Running Vibe with a Local Model (vLLM)
Vibe Mistral CLI, released this week, is Mistral’s take on the agentic code CLI.
However, one small detail is not documented anywhere: how to make Vibe work with local models instead of Mistral official APIs.
While there is an option local, it will only work for localhost. I however have a dedicated GPU server that I want to integrate.
In this blog, I’ll walk you through how I successfully connected Vibe CLI to a locally hosted model running on vLLM, using Devstral-2-123B-Instruct-2512 as the example.
This makes it possible to use Vibe fully offline.
🌐 Background
Mistral released Devstral-2 and created the Vibe CLI tooling.
Their announcement mentions support for custom providers but does not include instructions for configuring local inference endpoints.
Reference release post:
https://mistral.ai/news/devstral-2-vibe-cli
Fortunately, Vibe internally speaks the OpenAI API protocol, which means it can connect to any server providing that interface — including vllm.

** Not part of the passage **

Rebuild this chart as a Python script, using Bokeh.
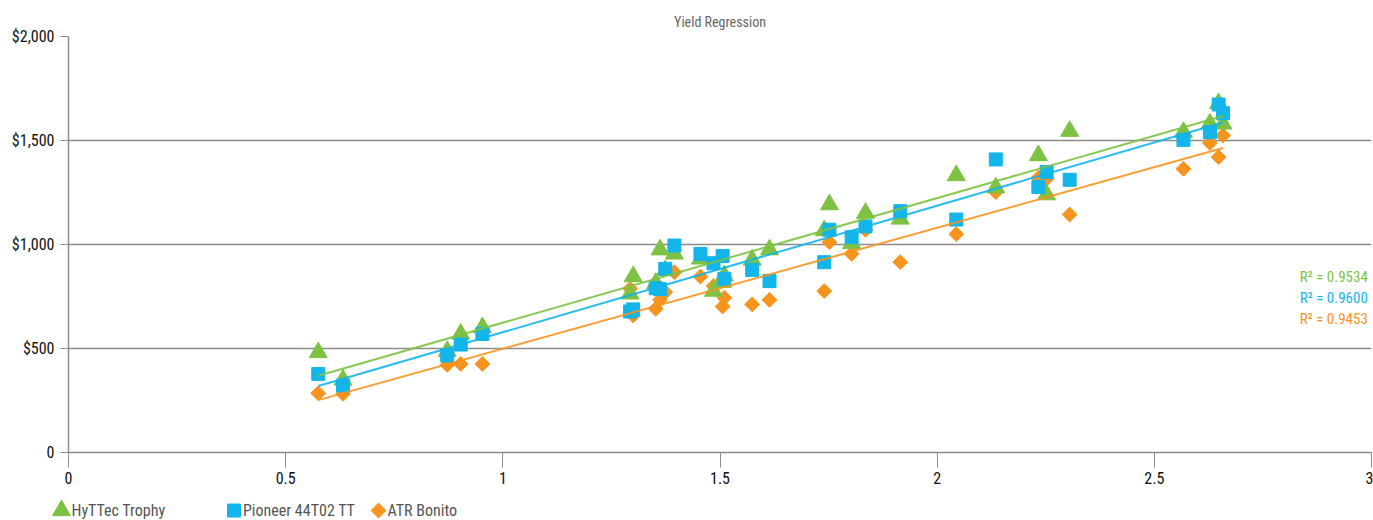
import numpy as np
from bokeh.plotting import figure
from bokeh.models import Range1d, FixedTicker, Label
from bokeh.core.properties import value
from bokeh.embed import file_html
from bokeh.resources import INLINE

# ---- data ----
x_vals = [0.575, 0.632, 0.872, 0.903, 0.953, 1.293, 1.300, 1.352, 1.362, 1.374,
          1.395, 1.455, 1.485, 1.510, 1.506, 1.574, 1.614, 1.740, 1.752, 1.803,
          1.835, 1.915, 2.044, 2.135, 2.233, 2.252, 2.305, 2.567, 2.628, 2.648, 2.658]
hyttec = [481, 349, 487, 570, 601, 763, 846, 814, 975, 875,
          955, 931, 776, 851, 819, 926, 975, 1067, 1192, 1006,
          1151, 1123, 1332, 1273, 1428, 1240, 1545, 1540, 1580, 1679, 1580]
pioneer = [378, 322, 466, 519, 570, 678, 688, 790, 785, 883,
           995, 955, 910, 835, 945, 878, 824, 915, 1071, 1035,
           1087, 1160, 1120, 1409, 1276, 1348, 1311, 1503, 1540, 1673, 1631]
atr = [285, 282, 421, 426, 426, 787, 659, 691, 734, 771,
       867, 846, 800, 744, 702, 712, 734, 776, 1011, 955,
       1071, 915, 1050, 1252, 1321, 1316, 1144, 1364, 1488, 1420, 1524]
series_names = ["HyTTec Trophy", "Pioneer 44T02 TT", "ATR Bonito"]
r2_texts = ["R\u00b2 = 0.9534", "R\u00b2 = 0.9600", "R\u00b2 = 0.9453"]
y_ticks = [0, 500, 1000, 1500, 2000]
y_tick_labels = ["0", "$500", "$1,000", "$1,500", "$2,000"]
x_ticks = [0, 0.5, 1, 1.5, 2, 2.5, 3]
x_tick_labels = ["0", "0.5", "1", "1.5", "2", "2.5", "3"]
chart_title = "Yield Regression"

# ---- style ----
FONT = "Roboto Condensed, DejaVu Sans Condensed, Roboto"
GREEN = "#7dc242"
BLUE = "#13b5ea"
ORANGE = "#f7941d"
GRID = "#8c8c8c"
W = 1373

p = figure(width=W, height=498, output_backend="svg", toolbar_location=None,
           x_range=Range1d(0, 3), y_range=Range1d(0, 2000),
           min_border_left=68, min_border_right=2, min_border_top=36,
           min_border_bottom=46)
p.outline_line_color = None
p.title.text = chart_title
p.title.align = "center"
p.title.text_font = FONT
p.title.text_font_size = "14px"
p.title.text_font_style = "normal"
p.title.text_color = "#666666"
p.title.standoff = 14

p.xgrid.visible = False
p.ygrid.ticker = FixedTicker(ticks=y_ticks)
p.ygrid.grid_line_color = GRID
p.ygrid.grid_line_width = 1.5

p.yaxis.ticker = FixedTicker(ticks=y_ticks)
p.yaxis.major_label_overrides = {t: l for t, l in zip(y_ticks, y_tick_labels)}
p.xaxis.ticker = FixedTicker(ticks=x_ticks)
p.xaxis.major_label_overrides = {t: l for t, l in zip(x_ticks, x_tick_labels)}
for ax in (p.xaxis, p.yaxis):
    ax.axis_line_color = GRID
    ax.axis_line_width = 1.5
    ax.major_tick_line_color = GRID
    ax.minor_tick_line_color = None
    ax.major_tick_in = 0
    ax.major_label_text_font = FONT
    ax.major_label_text_font_size = "16px"
    ax.major_label_text_color = "#111111"
p.yaxis.major_tick_out = 8
p.yaxis.major_label_standoff = 6
p.xaxis.major_tick_out = 15
p.xaxis.major_label_standoff = 4

xs = np.array(x_vals)
specs = {
    "t": (hyttec, GREEN, "triangle", 18, 0.0),
    "s": (pioneer, BLUE, "square", 13, 0.0),
    "d": (atr, ORANGE, "square", 10.5, np.pi / 4),
}
for key in ["d", "t", "s"]:
    ys, col, mk, sz, ang = specs[key]
    p.scatter(x_vals, ys, marker=mk, size=sz, angle=ang,
              fill_color=col, line_color=col)

# trend lines
x_line = [min(x_vals), max(x_vals)]
for key in ["t", "s", "d"]:
    ys, col, *_ = specs[key]
    m, b = np.polyfit(xs, np.array(ys, dtype=float), 1)
    p.line(x_line, [m * x_line[0] + b, m * x_line[1] + b], line_color=col,
           line_width=2, line_alpha=0.9)

# R² labels
for txt, col, yv in zip(r2_texts, [GREEN, BLUE, ORANGE], [846, 745, 644]):
    p.add_layout(Label(x=2.835, y=yv, text=txt, text_color=col,
                       text_font=FONT, text_font_size="15px",
                       text_baseline="middle"))

# legend strip below the chart (separate root so its frame spans the full width)
lg = figure(width=W, height=22, output_backend="svg", toolbar_location=None,
            x_range=Range1d(0, W), y_range=Range1d(0, 22),
            min_border=0, min_border_left=0, min_border_right=0,
            min_border_top=0, min_border_bottom=0,
            x_axis_type=None, y_axis_type=None)
lg.grid.visible = False
lg.outline_line_color = None
leg_marker_x = [61.0, 233.5, 378.0]
leg_text_x = [71.0, 242.5, 387.0]
for key, mx, tx, name in zip(["t", "s", "d"], leg_marker_x, leg_text_x, series_names):
    _, col, mk, sz, ang = specs[key]
    lg.scatter([mx], [10], marker=mk, size=sz, angle=ang,
               fill_color=col, line_color=col)
    lg.text([tx], [10], text=[name], text_baseline="middle",
            text_font=value(FONT), text_font_size=value("16px"),
            text_color="#555555")

open("out.html", "w").write(file_html([p, lg], INLINE))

🛠️ Step 1 — Run your model with vLLM
On my setup, I’m running Devstral-2 on a GPU server that has less VRAM than the “official” 4×H100 recommendation.
I was forced to lower the context size to make it possible to fit my GPUs. vLLM makes this possible with memory-tuning flags.
Here’s the exact command I use:
vllm serve Devstral-2-123B-Instruct-2512 --tool-call-parser mistral --enable-auto-tool-choice --tensor-parallel-size 4 --max-model-len 128000 --gpu-memory-utilization 0.9
A few notes on these flags:
-
--tool-call-parser mistral
Keeps tool-calling compatible with how Devstral/Vibe expect function calls to be formatted. -
--enable-auto-tool-choice
Lets the model automatically decide when to call tools instead of hard-coding them. -
--tensor-parallel-size 4
Splits the model across 4 GPUs so you don’t need a single massive card. -
--max-model-len 128000
Bumps the context window while still staying within the practical limits of your VRAM. -
--gpu-memory-utilization 0.9
Pushes each GPU close to its memory limits so the model fits on smaller hardware.
Once running, vLLM exposes an OpenAI-compatible endpoint at:
http://YOUR-IP:8000/v1
This is exactly what Vibe expects.
📝 Step 2 — Configure Vibe to use your local model
Install and run Vibe CLI, this will create a configuration file:
~/.vibe/config.toml
And add:
[[providers]]
name = "vllm"
api_base = "http://some-ip:8000/v1"
api_key_env_var = ""
api_style = "openai"
backend = "generic"
[[models]]
name = "Devstral-2-123B-Instruct-2512"
provider = "vllm"
alias = "vllm"
temperature = 0.2
input_price = 0.0
output_price = 0.0
Explanation
- api_base — Points Vibe to your local vLLM server
- api_key_env_var = "" — vLLM does not require authentication
- api_style = “openai” — tells Vibe to speak OpenAI-formatted requests
- backend = “generic” — required for non-Mistral providers
- input/output pricing — set to zero for local usage
- alias — lets you call your model simply as
vllminside Vibe
▶️ Step 3 — Run Vibe with your local model
Now you can select the model in Vibe:
/model
And you now should be able to see vllm as a provider.

🎉 Result
With this small configuration file, Vibe works perfectly with vLLM or could work with any other OpenAI compatible endpoint.